17. Or, il s'est avéré par la suite que plusieurs membres de l'Assemblée estiment que le régime linguistique actuellement en vigueur ne correspondait plus aux exigences d'efficacité des travaux du Conseil de l'Europe et notamment de l'Assemblée Consultative.

18. Votre rapporteur est d'avis que le moment est venu pour examiner l'ensemble de ce problème. Il y a, toutefois, lieu de souligner que le fait d'entamer une telle étude ne comporte en rien une condamnation du régime actuel. Il se peut même que le maintien du statu quo s'avérera, par la suite, indispensable. L'étude devrait donc porter sur les trois hypothèses suivantes :

a. maintien du régime linguistique actuellement en vigueur;
b. augmentation du nombre des langues officielles d'une ou de deux unités;
c. adoption de toutes les langues officielles des États membres comme langues officielles du Conseil dé l'Europe.

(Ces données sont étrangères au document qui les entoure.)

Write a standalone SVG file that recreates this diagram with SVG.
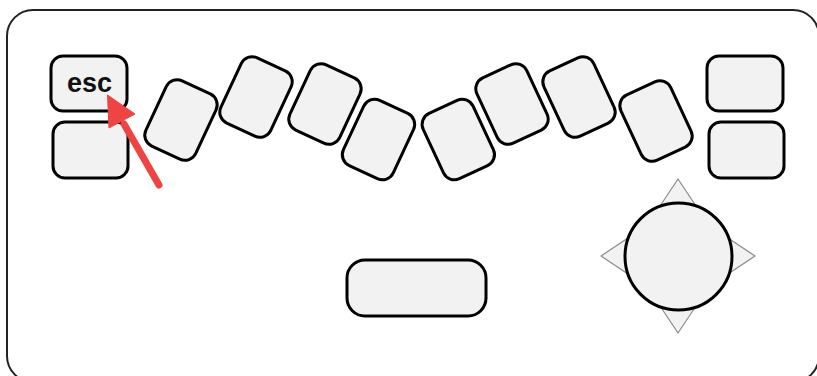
<svg xmlns="http://www.w3.org/2000/svg" width="817" height="376" viewBox="0 0 817 376">
<style>
.key{fill:#f2f2f2;stroke:#000;stroke-width:3}
.tri{fill:#f2f2f2;stroke:#8a8a8a;stroke-width:1.2;stroke-linejoin:round}
.lbl{font-family:"Liberation Sans",Arial,sans-serif;font-weight:bold;font-size:27px;fill:#111;text-anchor:middle}
</style>
<defs>
<rect id="tk" x="-27.5" y="-36" width="55" height="72" rx="12" ry="12"/>
</defs>
<rect width="817" height="376" fill="#fff"/>
<g id="frame"><rect x="7" y="10" width="812" height="372" rx="26" ry="26" fill="none" stroke="#222" stroke-width="2"/></g>
<g id="key-esc"><rect class="key" x="51" y="56" width="76" height="55" rx="12"/><text class="lbl" x="89.5" y="92.3">esc</text></g>
<g id="key-l2"><rect class="key" x="53" y="122" width="75" height="56" rx="12"/></g>
<g id="key-r1"><rect class="key" x="707" y="56" width="76" height="55" rx="12"/></g>
<g id="key-r2"><rect class="key" x="709" y="122" width="75" height="56" rx="12"/></g>
<g id="key-1"><use href="#tk" class="key" transform="translate(181 120) rotate(25)"/></g>
<g id="key-2"><use href="#tk" class="key" transform="translate(256 97) rotate(25)"/></g>
<g id="key-3"><use href="#tk" class="key" transform="translate(325 104) rotate(25)"/></g>
<g id="key-4"><use href="#tk" class="key" transform="translate(378.5 139.5) rotate(25)"/></g>
<g id="key-5"><use href="#tk" class="key" transform="translate(458.3 139.5) rotate(-25)"/></g>
<g id="key-6"><use href="#tk" class="key" transform="translate(512 104) rotate(-25)"/></g>
<g id="key-7"><use href="#tk" class="key" transform="translate(579 97) rotate(-25)"/></g>
<g id="key-8"><use href="#tk" class="key" transform="translate(656 121) rotate(-25)"/></g>
<g id="space"><rect class="key" x="347" y="260" width="139" height="56" rx="18"/></g>
<g id="joystick">
<polygon class="tri" points="678,179 650,221 706,221"/>
<polygon class="tri" points="678,333 650,291 706,291"/>
<polygon class="tri" points="601,256 643,228 643,284"/>
<polygon class="tri" points="755,256 713,228 713,284"/>
<circle class="key" cx="678.5" cy="256.5" r="53.5"/>
</g>
<g id="connectors">
<line x1="159" y1="185" x2="124" y2="124" stroke="#ef4444" stroke-width="7" stroke-linecap="round"/>
<polygon points="107.5,95 109,128 135,114" fill="#ef4444" stroke="#ef4444" stroke-width="1" stroke-linejoin="round"/>
</g>
</svg>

19. Votre rapporteur est convaincu que la dernière de ces trois hypothèses devrait être écartée de prime abord. Il ne fait pas de doute, en effet, que cette hypothèse est irréalisable par suite des complications, retards et dépenses qui en découleraient.

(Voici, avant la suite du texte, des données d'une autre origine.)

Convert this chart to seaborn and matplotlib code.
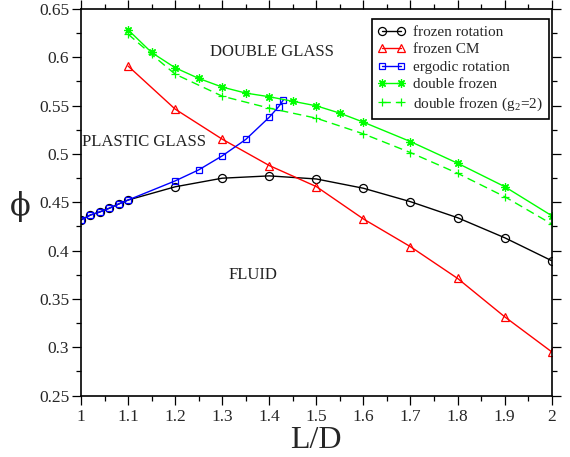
import numpy as np
import pandas as pd
import matplotlib
matplotlib.use("Agg")
import matplotlib.pyplot as plt
from matplotlib.ticker import MultipleLocator, FuncFormatter
import seaborn as sns

# L/D values and packing fractions of the transition lines
rot_x = [1.0, 1.02, 1.04, 1.06, 1.08, 1.1, 1.2, 1.3, 1.4, 1.5, 1.6, 1.7, 1.8, 1.9, 2.0]
rot_phi = [0.4317, 0.4368, 0.440, 0.4438, 0.4482, 0.4523, 0.466, 0.4749, 0.4773,
           0.4741, 0.4645, 0.4506, 0.434, 0.4133, 0.3895]

cm_x = [1.1, 1.2, 1.3, 1.4, 1.5, 1.6, 1.7, 1.8, 1.9, 2.0]
cm_phi = [0.591, 0.5464, 0.5153, 0.488, 0.4662, 0.4327, 0.404, 0.3712, 0.3315, 0.2952]

erg_x = [1.0, 1.02, 1.04, 1.06, 1.08, 1.1, 1.2, 1.25, 1.3, 1.35, 1.4, 1.42, 1.43]
erg_phi = [0.4317, 0.4368, 0.440, 0.4438, 0.4482, 0.4523, 0.4721, 0.4835, 0.498,
           0.515, 0.538, 0.549, 0.556]

dbl_x = [1.1, 1.15, 1.2, 1.25, 1.3, 1.35, 1.4, 1.45, 1.5, 1.55, 1.6, 1.7, 1.8, 1.9, 2.0]
dbl_phi = [0.6285, 0.605, 0.5892, 0.5782, 0.5692, 0.563, 0.5592, 0.5545, 0.5498,
           0.5422, 0.5329, 0.5128, 0.4904, 0.4662, 0.4361]

dbl2_x = [1.1, 1.15, 1.2, 1.3, 1.4, 1.5, 1.6, 1.7, 1.8, 1.9, 2.0]
dbl2_phi = [0.624, 0.603, 0.5826, 0.5598, 0.5474, 0.537, 0.5208, 0.5014, 0.480,
            0.4558, 0.4275]

x_ticks = [1.0, 1.1, 1.2, 1.3, 1.4, 1.5, 1.6, 1.7, 1.8, 1.9, 2.0]
y_ticks = [0.25, 0.3, 0.35, 0.4, 0.45, 0.5, 0.55, 0.6, 0.65]

sns.set_style("ticks")
plt.rcParams["font.family"] = ["Liberation Serif", "DejaVu Serif"]
plt.rcParams["mathtext.fontset"] = "stix"
plt.rcParams["lines.scale_dashes"] = False

fig = plt.figure(figsize=(5.7, 4.57), dpi=100)
ax = fig.add_axes([0.14211, 0.13457, 0.8258, 0.8457])

lw = 1.0
common = dict(ax=ax, lw=lw, markerfacecolor="none", markeredgewidth=0.9)

sns.lineplot(x=rot_x, y=rot_phi, color="black", marker="o", markersize=5.8,
             markeredgecolor="black", label="frozen rotation", **common)
sns.lineplot(x=cm_x, y=cm_phi, color="red", marker="^", markersize=6,
             markeredgecolor="red", label="frozen CM", **common)
sns.lineplot(x=erg_x, y=erg_phi, color="blue", marker="s", markersize=5,
             markeredgecolor="blue", label="ergodic rotation", **common)
sns.lineplot(x=dbl_x, y=dbl_phi, color="#00ff00", marker=(8, 2, 0), markersize=6,
             markeredgecolor="#00ff00", label="double frozen", **common)
sns.lineplot(x=dbl2_x, y=dbl2_phi, color="#00ff00", marker="+", markersize=6,
             markeredgecolor="#00ff00", linestyle=(0, (6, 3.6)),
             label=r"double frozen (g$_\mathregular{2}$=2)", **common)

ax.set_xlim(1.0, 2.0)
ax.set_ylim(0.25, 0.65)
ax.xaxis.set_major_locator(plt.FixedLocator(x_ticks))
ax.yaxis.set_major_locator(plt.FixedLocator(y_ticks))
ax.xaxis.set_minor_locator(MultipleLocator(0.05))
ax.yaxis.set_minor_locator(MultipleLocator(0.025))
fmt = FuncFormatter(lambda v, p: "%g" % round(v, 3))
ax.xaxis.set_major_formatter(fmt)
ax.yaxis.set_major_formatter(fmt)

for s in ax.spines.values():
    s.set_visible(True)
    s.set_linewidth(1.2)
    s.set_color("black")

ax.tick_params(which="both", direction="out", top=True, right=True,
               labeltop=False, labelright=False, color="black")
ax.tick_params(which="major", length=6.5, width=0.9, labelsize=12.5, pad=2)
ax.tick_params(axis="x", which="major", pad=3)
ax.tick_params(which="minor", length=3.6, width=0.9)

ax.set_xlabel("L/D", fontsize=23, labelpad=1)
ax.set_ylabel("\u03d5", fontsize=22, rotation=0, va="center", ha="center",
              family=["DejaVu Serif"])
ax.yaxis.set_label_coords(-0.13, 0.49)

txt_color = "#222222"
ax.text(1.406, 0.6058, "DOUBLE GLASS", fontsize=12, ha="center", va="center", color=txt_color)
ax.text(1.134, 0.5125, "PLASTIC GLASS", fontsize=12, ha="center", va="center", color=txt_color)
ax.text(1.365, 0.375, "FLUID", fontsize=12, ha="center", va="center", color=txt_color)

leg = ax.legend(loc="upper right", bbox_to_anchor=(0.994, 0.974), borderaxespad=0,
                numpoints=2, fontsize=11, frameon=True, fancybox=False,
                framealpha=1, edgecolor="black", handlelength=1.8,
                handletextpad=0.5, labelspacing=0.25, borderpad=0.4)
leg.get_frame().set_linewidth(1.2)

fig.savefig("out.png", dpi=100)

20. En ce qui concerne le choix entre les deux hypothèses mentionnées aux alinéas (a) et (b) du paragraphe 18 de la présente note, votre rapporteur n'est pas en mesure de se prononcer dès à présent. Il lui manque plusieurs éléments qui lui semblent être décisifs pour une décision à prendre, tels que des renseignements sur les incidences financières et administratives d'une augmentation du nombre des langues officielles, aussi bien en ce qui concerne la traduction des documents que l'interprétation des interventions à l'Assemblée et à ses commissions. En outre, il paraît opportun d'adresser à tous les membres et suppléants de l'Assemblée Consultative un questionnaire rédigé dans le sens de la proposition de M. Strasser (Doc. 781). En effet, les réponses données à un tel questionnaire suffiraient à dégager des éléments d'appréciation valables. Ceux-ci constitueraient une base positive et réaliste sur laquelle il conviendrait de se fonder dans la décision finale. Tel est le sens du projet de directive présenté par votre rapporteur.